Beef Stroganoff Casserole Recipe
Ingredients:
1 pound ground beef
1 small onion, chopped
2 cloves garlic, minced
8 ounces mushrooms, sliced (cremini or button mushrooms)
1 teaspoon Worcestershire sauce
1 teaspoon Dijon mustard
1 cup beef broth
1 cup sour cream
1 teaspoon garlic powder
Salt and pepper, to taste
8 ounces egg noodles
1 cup shredded cheddar cheese (optional)
Chopped fresh parsley, for garnish (optional)
Instructions:
Preheat the oven:
Preheat your oven to 350°F (175°C).
Cook the beef mixture:
In a large skillet over medium heat, cook the ground beef until browned. Drain any excess fat.

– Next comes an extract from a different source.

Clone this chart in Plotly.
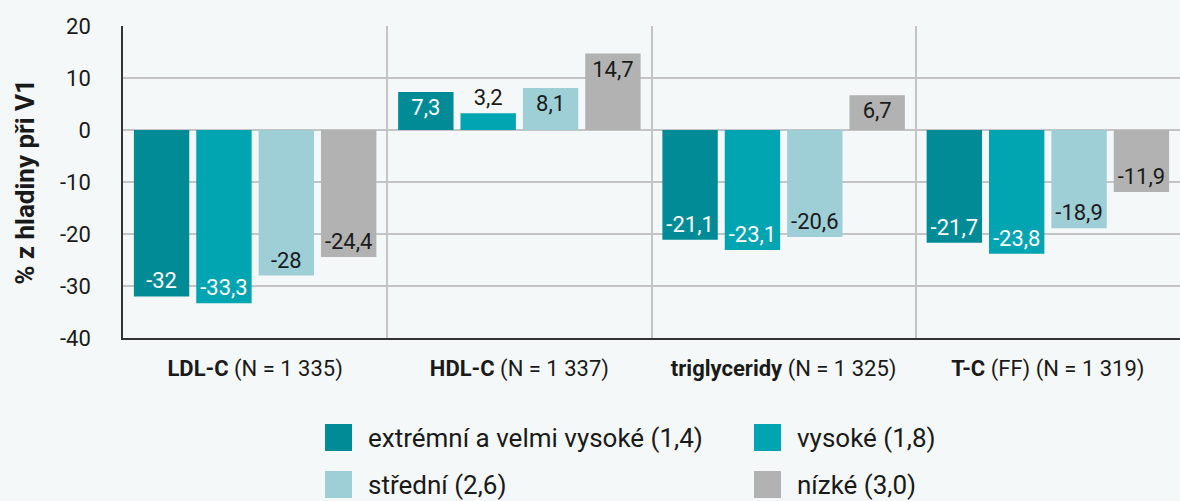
import plotly.graph_objects as go

categories = ["<b>LDL-C</b> (N = 1 335)", "<b>HDL-C</b> (N = 1 337)",
              "<b>triglyceridy</b> (N = 1 325)", "<b>T-C</b> (FF) (N = 1 319)"]
series_names = ["extrémní a velmi vysoké (1,4)", "vysoké (1,8)", "střední (2,6)", "nízké (3,0)"]
extremni = [-32, 7.3, -21.1, -21.7]
vysoke = [-33.3, 3.2, -23.1, -23.8]
stredni = [-28, 8.1, -20.6, -18.9]
nizke = [-24.4, 14.7, 6.7, -11.9]
y_ticks = [-40, -30, -20, -10, 0, 10, 20]

colors = ["#008B96", "#00A5B1", "#9ECFD6", "#B2B2B2"]
inside_colors = ["white", "white", "#1a1a1a", "#1a1a1a"]
FONT = "Roboto"

W, H = 1180, 501
L, R, T, B = 123, 0, 26, 163
PW, PH = W - L - R, H - T - B


def px2x(px):
    return (px - L) / PW


def px2y(py):
    return (H - B - py) / PH


def fmt(v):
    return f"{v:g}".replace(".", ",")


fig = go.Figure()
for name, vals, c, ic in zip(series_names, [extremni, vysoke, stredni, nizke], colors, inside_colors):
    fig.add_trace(go.Bar(
        x=categories, y=vals, name=name, marker_color=c, marker_line_width=0,
        text=[fmt(v) for v in vals], textposition="auto", insidetextanchor="end",
        insidetextfont=dict(color=ic, size=22, family=FONT),
        outsidetextfont=dict(color="#1a1a1a", size=22, family=FONT),
        textangle=0, cliponaxis=False, showlegend=False,
    ))

# legend drawn as swatches + text
shapes = []
annotations = []
leg_pos = [(325, 424), (754, 424), (325, 471), (754, 471)]
for (lx, ly), name, c in zip(leg_pos, series_names, colors):
    shapes.append(dict(type="rect", xref="paper", yref="paper",
                       x0=px2x(lx), x1=px2x(lx + 27), y0=px2y(ly + 27), y1=px2y(ly),
                       fillcolor=c, line_width=0))
    annotations.append(dict(xref="paper", yref="paper", x=px2x(lx + 41), y=px2y(ly + 14),
                            text=name, showarrow=False, xanchor="left", yanchor="middle",
                            font=dict(size=26, color="#1a1a1a", family=FONT)))

fig.update_layout(
    width=W, height=H,
    margin=dict(l=L, r=R, t=T, b=B),
    paper_bgcolor="#F5F8F8", plot_bgcolor="#F5F8F8",
    barmode="group", bargap=0.056, bargroupgap=0.112,
    font=dict(family=FONT, color="#1a1a1a"),
    shapes=shapes, annotations=annotations,
    xaxis=dict(type="category", tickson="boundaries", showgrid=True, gridcolor="#C4C4C4",
               gridwidth=1.5, showline=True, linecolor="#333333", linewidth=1.5,
               ticks="", tickfont=dict(size=22, family=FONT, color="#1a1a1a"),
               ticklabelstandoff=10),
    yaxis=dict(range=[-40, 20], tickvals=y_ticks, ticktext=[str(v) for v in y_ticks],
               showgrid=True, gridcolor="#C4C4C4", gridwidth=1.5, zeroline=False,
               showline=True, linecolor="#333333", linewidth=1.5, ticks="",
               tickfont=dict(size=22, family=FONT, color="#1a1a1a"), ticklabelstandoff=26,
               title=dict(text="<b>% z hladiny při V1</b>", font=dict(size=26, family=FONT),
                          standoff=18)),
)

fig.write_html("out.html", config={"displayModeBar": False},
               post_script="document.body.style.margin='0';document.body.style.background='#F5F8F8';")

Add the chopped onion and minced garlic to the skillet and sauté for about 3-4 minutes until the onion is softened.
Stir in the sliced mushrooms and cook for an additional 5 minutes until they are tender.
Add the Worcestershire sauce, Dijon mustard, beef broth, sour cream, garlic powder, salt, and pepper. Mix well and simmer for a few minutes until heated through.
Cook the noodles:
In a separate pot, bring water to a boil and cook the egg noodles according to package instructions until al dente. Drain and set aside.
Combine and layer:
In a large mixing bowl, combine the cooked noodles with the beef mixture. Stir until the noodles are evenly coated.
Transfer the mixture to a greased 9×13 inch baking dish. If using, sprinkle the shredded cheddar cheese evenly over the top.
Bake:
Bake in the preheated oven for about 25-30 minutes, or until heated through and the cheese is bubbly.
Serve:
Remove from the oven and let it cool for a few minutes. Garnish with chopped fresh parsley if desired. Serve hot.